Wednesday, 8 April 2009

In the Pink

I wrote a while back that with advances in technology and with cheap international outsourcing that the only two things that can't be done by computers or by those in India for $5 an hour is what we create ourselves and what has to be done locally. Art and nursing care. Music and police work. You get the idea.

So I get my Wired magazine for the month and lo and behold there is an by a guy named Daniel Pink who says the same, only way better than I could:

- Scientists have long known that a neurological Mason-Dixon line cleaves our brains into two regions - the left and right hemispheres. But in the last 10 years, thanks in part to advances in functional magnetic resonance imaging, researchers have begun to identify more precisely how the two sides divide responsibilities. The left hemisphere handles sequence, literalness, and analysis. The right hemisphere, meanwhile, takes care of context, emotional expression, and synthesis. Of course, the human brain, with its 100 billion cells forging 1 quadrillion connections, is breathtakingly complex. The two hemispheres work in concert, and we enlist both sides for nearly everything we do. But the structure of our brains can help explain the contours of our times.

- Until recently, the abilities that led to success in school, work, and business were characteristic of the left hemisphere. They were the sorts of linear, logical, analytical talents measured by SATs and deployed by CPAs. Today, those capabilities are still necessary. But they're no longer sufficient. In a world upended by outsourcing, deluged with data, and choked with choices, the abilities that matter most are now closer in spirit to the specialties of the right hemisphere - artistry, empathy, seeing the big picture, and pursuing the transcendent.

- Beneath the nervous clatter of our half-completed decade stirs a slow but seismic shift. The Information Age we all prepared for is ending. Rising in its place is what I call the Conceptual Age, an era in which mastery of abilities that we've often overlooked and undervalued marks the fault line between who gets ahead and who falls behind.

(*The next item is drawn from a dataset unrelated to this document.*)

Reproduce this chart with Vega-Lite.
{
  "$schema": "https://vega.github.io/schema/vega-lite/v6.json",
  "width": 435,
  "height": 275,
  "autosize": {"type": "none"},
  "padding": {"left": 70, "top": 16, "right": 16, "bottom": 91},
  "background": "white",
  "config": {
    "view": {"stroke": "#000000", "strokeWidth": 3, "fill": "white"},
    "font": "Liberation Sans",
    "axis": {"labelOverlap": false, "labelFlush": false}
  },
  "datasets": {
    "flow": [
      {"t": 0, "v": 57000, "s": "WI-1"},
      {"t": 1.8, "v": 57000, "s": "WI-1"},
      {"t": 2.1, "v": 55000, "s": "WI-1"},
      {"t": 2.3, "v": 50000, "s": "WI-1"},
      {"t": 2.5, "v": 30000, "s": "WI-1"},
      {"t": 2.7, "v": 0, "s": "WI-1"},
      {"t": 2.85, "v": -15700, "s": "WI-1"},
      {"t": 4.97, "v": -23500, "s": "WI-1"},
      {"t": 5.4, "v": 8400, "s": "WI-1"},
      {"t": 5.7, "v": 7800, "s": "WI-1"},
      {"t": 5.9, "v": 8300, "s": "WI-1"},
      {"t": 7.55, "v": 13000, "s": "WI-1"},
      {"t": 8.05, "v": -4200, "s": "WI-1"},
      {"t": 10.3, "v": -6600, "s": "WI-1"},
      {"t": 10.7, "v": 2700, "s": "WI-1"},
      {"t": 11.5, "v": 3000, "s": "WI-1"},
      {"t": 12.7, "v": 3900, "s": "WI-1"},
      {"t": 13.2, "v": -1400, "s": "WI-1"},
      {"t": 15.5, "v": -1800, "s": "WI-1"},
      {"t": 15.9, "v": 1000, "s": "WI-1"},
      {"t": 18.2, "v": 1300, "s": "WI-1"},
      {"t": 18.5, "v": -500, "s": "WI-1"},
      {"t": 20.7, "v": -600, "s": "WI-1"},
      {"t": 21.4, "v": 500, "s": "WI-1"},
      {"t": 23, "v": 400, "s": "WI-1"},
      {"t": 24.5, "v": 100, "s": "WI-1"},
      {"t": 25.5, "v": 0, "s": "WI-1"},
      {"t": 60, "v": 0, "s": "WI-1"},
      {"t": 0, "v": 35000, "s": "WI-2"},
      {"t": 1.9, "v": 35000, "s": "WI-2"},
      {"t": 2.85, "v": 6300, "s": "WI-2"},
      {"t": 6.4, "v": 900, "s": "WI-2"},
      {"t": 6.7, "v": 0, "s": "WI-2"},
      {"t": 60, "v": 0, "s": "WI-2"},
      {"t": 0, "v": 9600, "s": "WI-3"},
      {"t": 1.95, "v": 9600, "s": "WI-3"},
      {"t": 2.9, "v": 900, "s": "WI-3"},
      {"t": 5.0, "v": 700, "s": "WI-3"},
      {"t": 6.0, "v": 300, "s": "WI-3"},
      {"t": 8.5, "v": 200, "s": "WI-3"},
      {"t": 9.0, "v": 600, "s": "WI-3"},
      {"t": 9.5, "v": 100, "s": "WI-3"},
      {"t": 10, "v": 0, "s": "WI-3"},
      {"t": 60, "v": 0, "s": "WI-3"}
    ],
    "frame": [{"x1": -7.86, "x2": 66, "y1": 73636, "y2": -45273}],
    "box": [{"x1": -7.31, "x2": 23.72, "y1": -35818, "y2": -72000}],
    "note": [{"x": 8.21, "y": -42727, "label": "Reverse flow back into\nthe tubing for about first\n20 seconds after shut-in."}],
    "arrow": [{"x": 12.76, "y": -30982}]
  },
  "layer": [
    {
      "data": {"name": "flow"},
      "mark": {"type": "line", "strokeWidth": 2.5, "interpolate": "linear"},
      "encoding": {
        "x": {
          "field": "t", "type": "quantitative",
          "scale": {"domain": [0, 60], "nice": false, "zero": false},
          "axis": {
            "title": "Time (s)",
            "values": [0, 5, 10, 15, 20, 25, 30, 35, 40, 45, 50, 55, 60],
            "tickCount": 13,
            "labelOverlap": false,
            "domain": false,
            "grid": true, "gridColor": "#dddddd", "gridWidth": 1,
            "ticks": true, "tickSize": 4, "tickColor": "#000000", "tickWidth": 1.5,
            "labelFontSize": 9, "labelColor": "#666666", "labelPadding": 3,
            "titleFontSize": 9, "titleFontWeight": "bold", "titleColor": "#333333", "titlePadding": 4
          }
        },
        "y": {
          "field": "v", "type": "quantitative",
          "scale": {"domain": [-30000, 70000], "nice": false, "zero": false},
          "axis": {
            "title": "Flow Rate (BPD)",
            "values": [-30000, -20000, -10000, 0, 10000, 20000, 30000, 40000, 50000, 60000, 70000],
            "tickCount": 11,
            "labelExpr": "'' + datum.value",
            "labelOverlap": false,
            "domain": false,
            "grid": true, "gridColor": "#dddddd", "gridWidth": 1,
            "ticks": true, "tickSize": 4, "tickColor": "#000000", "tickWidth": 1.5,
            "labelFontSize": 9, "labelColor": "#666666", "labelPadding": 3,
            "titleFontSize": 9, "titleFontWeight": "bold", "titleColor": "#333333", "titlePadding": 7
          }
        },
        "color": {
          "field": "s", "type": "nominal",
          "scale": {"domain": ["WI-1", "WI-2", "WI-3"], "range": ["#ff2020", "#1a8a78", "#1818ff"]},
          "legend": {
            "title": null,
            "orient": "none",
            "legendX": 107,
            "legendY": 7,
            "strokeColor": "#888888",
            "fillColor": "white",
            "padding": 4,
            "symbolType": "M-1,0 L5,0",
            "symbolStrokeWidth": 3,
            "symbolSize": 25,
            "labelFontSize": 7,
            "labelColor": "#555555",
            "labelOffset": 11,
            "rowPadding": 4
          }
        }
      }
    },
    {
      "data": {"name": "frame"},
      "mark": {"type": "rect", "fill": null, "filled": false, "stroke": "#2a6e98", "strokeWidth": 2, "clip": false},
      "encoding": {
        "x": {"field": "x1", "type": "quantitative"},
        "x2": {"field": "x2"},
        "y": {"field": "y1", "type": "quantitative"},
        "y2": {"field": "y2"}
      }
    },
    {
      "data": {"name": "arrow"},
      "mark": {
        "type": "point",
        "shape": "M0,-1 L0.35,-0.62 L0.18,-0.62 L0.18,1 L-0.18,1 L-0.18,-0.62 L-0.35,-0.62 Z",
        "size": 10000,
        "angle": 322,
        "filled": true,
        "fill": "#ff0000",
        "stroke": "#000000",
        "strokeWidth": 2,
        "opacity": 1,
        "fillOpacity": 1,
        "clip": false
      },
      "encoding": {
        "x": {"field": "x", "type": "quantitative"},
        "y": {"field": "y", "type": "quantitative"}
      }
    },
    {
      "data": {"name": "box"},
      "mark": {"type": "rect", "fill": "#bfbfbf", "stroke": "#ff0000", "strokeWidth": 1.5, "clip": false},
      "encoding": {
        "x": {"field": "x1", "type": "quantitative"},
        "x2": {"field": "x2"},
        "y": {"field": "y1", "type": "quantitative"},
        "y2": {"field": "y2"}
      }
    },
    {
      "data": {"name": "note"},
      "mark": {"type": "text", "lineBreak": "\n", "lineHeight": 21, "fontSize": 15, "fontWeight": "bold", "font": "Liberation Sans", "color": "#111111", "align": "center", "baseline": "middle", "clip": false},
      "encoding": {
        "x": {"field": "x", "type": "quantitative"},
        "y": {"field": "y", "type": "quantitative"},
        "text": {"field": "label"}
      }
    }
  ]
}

- To some of you, this shift - from an economy built on the logical, sequential abilities of the Information Age to an economy built on the inventive, empathic abilities of the Conceptual Age - sounds delightful. "You had me at hello!" I can hear the painters and nurses exulting. But to others, this sounds like a crock. "Prove it!" I hear the programmers and lawyers demanding.


First, what great writing. Second, what great thinking. And not just because I agree. The title of his article is "Revenge of the Right Brain," which is adapted from his new but not yet released book, "A Whole New Mind: Moving from the Information Age to the Conceptual Age."

I don't think it should be that people abandon their left-brained gig. But rather do both. Which is part of the reason I'm busy exploring all this painting stuff...

I once worked for 3 to 6 months at a stretch on software that I would sell. Afterwards, there was tech support to provide and upgrades and so on. My price on the software I would sell? Roughly $29.95. Depended on the software.

But I can paint and work for three weeks on a painting, the prints of which can sell for $19.95, and best of all - there is no tech support after the sale. I just need to work to be very good and I need to market it.

Smarter, not harder. And right-brained output is tougher for someone else to reproduce.

Some guy once said something like "Periods of tranquility are not periods of production. Mankind needs to be stirred up." Taking 3-6 months to produce anything, left- or right-brained, is a non-starter in our very fast world. We have to be prolific. And personal. And open, transparent, linked, a bit sensational, niched... But mostly prolific. Whatever we do, we have to do a lot of it.